There are fewer flags around than there were a couple of months back, but the post-September spirit has not diminished. Americans want to do their bit, but aren't sure how to. So it comes out mainly as an acceptance of their rulers' good intentions and competence. Sure, there is a hardcore who share the widespread European view that the president is a dangerous chump incapable of simultaneously chewing a pretzel and watching TV. In that sense, the analogy with the Reagan administration is a close one, because, now as then, it is the view of a small minority.
And, truly, a year has gone by and the administration has not - by its own lights - cocked up much, except for losing control of the Senate. It has resisted the temptation to invade half the developing world. So far, it has barely been singed by the flames of Enron, even though the words Bush and Cheney are carved into the burning logs. There is even some tentative polling evidence (cf Britain in 1992) that economic troubles might make voters more inclined to huddle closer to the party of the right.

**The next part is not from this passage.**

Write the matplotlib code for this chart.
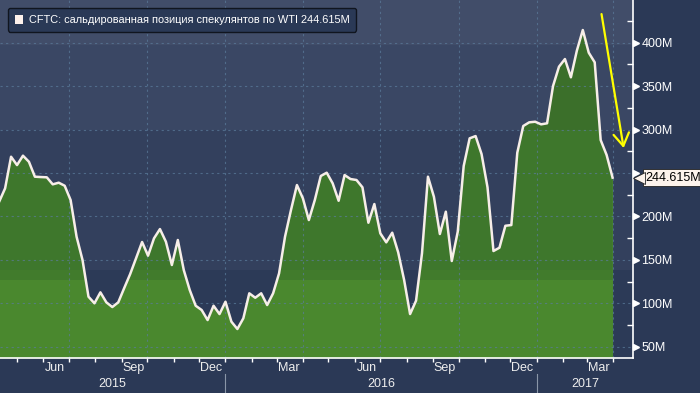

You hear justification for the public's support in strange little ways. For instance, two separate state department officials - both liberals - have recently told me that staff morale is higher than for at least a decade. Why? Because both Clinton's secretaries of state, Warren Christopher and Madeleine Albright, were useless managers incapable of relating to (or making proper use of) the ordinary Joes at the desks, whereas Colin Powell knows how the thoughtful word or gesture can make all the difference to the troops.
The administration's good intentions are not that obvious to me. Bipartisanship is the word they plan to use to screw the opposition. Karl Rove, Bush's political Svengali, has told the party that security will be a Republican issue in this year's mid-term elections. And he is probably the orchestrator of the current demonisation campaign against Senator Tom Daschle, their most dangerous opponent. My theory is that if Al Gore had been president on September 11, there would have been no bipartisanship at all. The Democrats would have been in their ninth year in the White House; and the right would have blamed Clinton and Gore for leaving the country defenceless. We might now be in the middle of impeachment hearings.
Whatever high-flown rhetoric comes from the president next week, the reality is clear-cut. It's a successful administration, so far. The White House is not concerned with making the world safer, it wants to make America safer. And it wants to make the country safer for the Republican party. That's politics, by the way.